This is a main dish salad which can be served warm or chilled. It's perfect for a Spring lunch with, perhaps, some crusty bread. It's colourful and pretty - nutritious and delicious. And it just 'Sings of Spring'!
Ingredients
| 1 cup | Pasta, I have used Orecchiette.Any short pasta will do. |
| 2 Tbsp | Cooking oil |
| 2 small | Chicken breasts, fillets, sliced into bite sized pieces (Main) |
| 3 Tbsp | Light sour cream |
| 4 | Spring onions, Sliced |
| 6 | Snow peas, Sliced |
| 3 | Radishes, Chopped |
| 1 | Yellow capsicum, Diced |
| 3 Tbsp | Pomegranate seeds, Optional, but they give a nice pop of colour |
| 3 Tbsp | Olive oil |
| 2 Tbsp | Lemon juice |
| 1 tsp | Lemon pepper |
| 1 handful | Edible flowers, And fresh herbs, washed & dried |
Directions
- Cook pasta in a saucepan of boiling, salted water, as per packet directions.

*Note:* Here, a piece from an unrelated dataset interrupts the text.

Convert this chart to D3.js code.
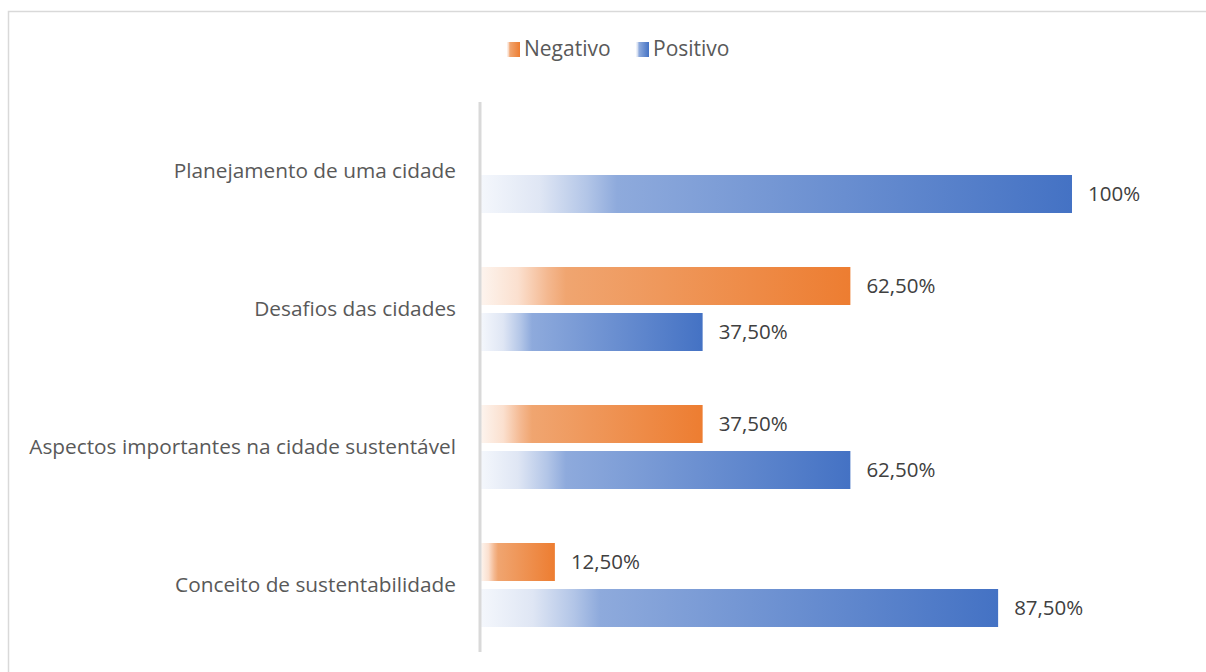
<!DOCTYPE html>
<html><head><meta charset="utf-8">
<script src="https://cdn.jsdelivr.net/npm/d3@7"></script>
<style>html,body{margin:0;padding:0;background:#fff;}svg{display:block;}</style>
</head><body>
<svg id="chart" width="1206" height="672"></svg>
<script>
const categories = ["Planejamento de uma cidade","Desafios das cidades","Aspectos importantes na cidade sustentável","Conceito de sustentabilidade"];
const seriesNames = ["Negativo","Positivo"];
const negativo = [0, 62.5, 37.5, 12.5];
const positivo = [100, 37.5, 62.5, 87.5];
const colors = {Negativo:"#ED7D31", Positivo:"#4472C4"};
const light = {Negativo:["#fdf4ee","#fbe0cf","#f4b890","#f0a570"], Positivo:["#f4f7fc","#dfe6f4","#b2c5e7","#8eaadc"]};

const FONT = "'Open Sans', Lato, sans-serif";
const svg = d3.select("#chart");
svg.append("rect").attr("x",8.5).attr("y",11.5).attr("width",1400).attr("height",1000)
  .attr("fill","#fff").attr("stroke","#d9d9d9").attr("stroke-width",1.5);

const defs = svg.append("defs");
seriesNames.forEach(s=>{
  const g = defs.append("linearGradient").attr("id","grad-"+s).attr("x1","0").attr("x2","1").attr("y1","0").attr("y2","0");
  const L = light[s];
  [[0,L[0]],[0.1,L[1]],[0.18,L[2]],[0.23,L[3]],[1,colors[s]]].forEach(([o,c])=>g.append("stop").attr("offset",o).attr("stop-color",c));
});

const data = categories.map((c,i)=>({cat:c, Negativo:negativo[i], Positivo:positivo[i]}));
const x = d3.scaleLinear().domain([0,100]).range([481,1072]);
const y0 = d3.scaleBand().domain(categories).range([102,654]).paddingInner(54/138).paddingOuter(27/138);
const y1 = d3.scaleBand().domain(seriesNames).range([0,y0.bandwidth()]).paddingInner(8/46);

const fmt = v => Number.isInteger(v) ? v+"%" : v.toFixed(2).replace(".",",")+"%";

const groups = svg.append("g").selectAll("g").data(data).join("g")
  .attr("transform",d=>`translate(0,${y0(d.cat)})`);
groups.selectAll("rect").data(d=>seriesNames.map(s=>({s, v:d[s]})).filter(e=>e.v>0)).join("rect")
  .attr("x",x(0)).attr("y",e=>y1(e.s)).attr("height",y1.bandwidth())
  .attr("width",e=>x(e.v)-x(0)).attr("fill",e=>`url(#grad-${e.s})`);
groups.selectAll("text.val").data(d=>seriesNames.map(s=>({s, v:d[s]})).filter(e=>e.v>0)).join("text")
  .attr("class","val").attr("x",e=>x(e.v)+16).attr("y",e=>y1(e.s)+y1.bandwidth()/2)
  .attr("dy","0.35em").attr("font-family",FONT).attr("font-size",20.5).attr("fill","#404040").text(e=>fmt(e.v));

// category axis
const yAxisPos = d3.scaleBand().domain(categories).range([102,654]);
svg.append("g").selectAll("text").data(categories).join("text")
  .attr("x",456).attr("y",d=>yAxisPos(d)+yAxisPos.bandwidth()/2).attr("dy","0.35em")
  .attr("text-anchor","end").attr("font-family",FONT).attr("font-size",20.8).attr("fill","#595959").text(d=>d);
svg.append("line").attr("x1",480).attr("x2",480).attr("y1",102).attr("y2",652)
  .attr("stroke","#d9d9d9").attr("stroke-width",3);

// legend
const legend = svg.append("g");
const legendPos = {Negativo:507, Positivo:636};
seriesNames.forEach(s=>{
  legend.append("rect").attr("x",legendPos[s]).attr("y",42).attr("width",13).attr("height",15).attr("fill",`url(#grad-${s})`);
  legend.append("text").attr("x",legendPos[s]+17).attr("y",49).attr("dy","0.35em")
    .attr("font-family",FONT).attr("font-size",21).attr("fill","#595959").text(s);
});
</script>
</body></html>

- Meanwhile, heat oil in a wok and stirfry chicken in batches at high heat for 4 minutes or, until cooked through.
- Drain cooked pasta and stir through, the sour cream and cooked chicken.
- Add the five remaining salad ingredients and arrange in bowls or on a serving platter.
- Combine olive oil, lemon juice and lemon pepper in a small screw topped jar. Shake to emulsify. Drizzle the dressing over salad.
- Serve warm, or chilled. Garnish the salad with edible flowers & fresh herbs. (I have used violets & borage flowers and dill.)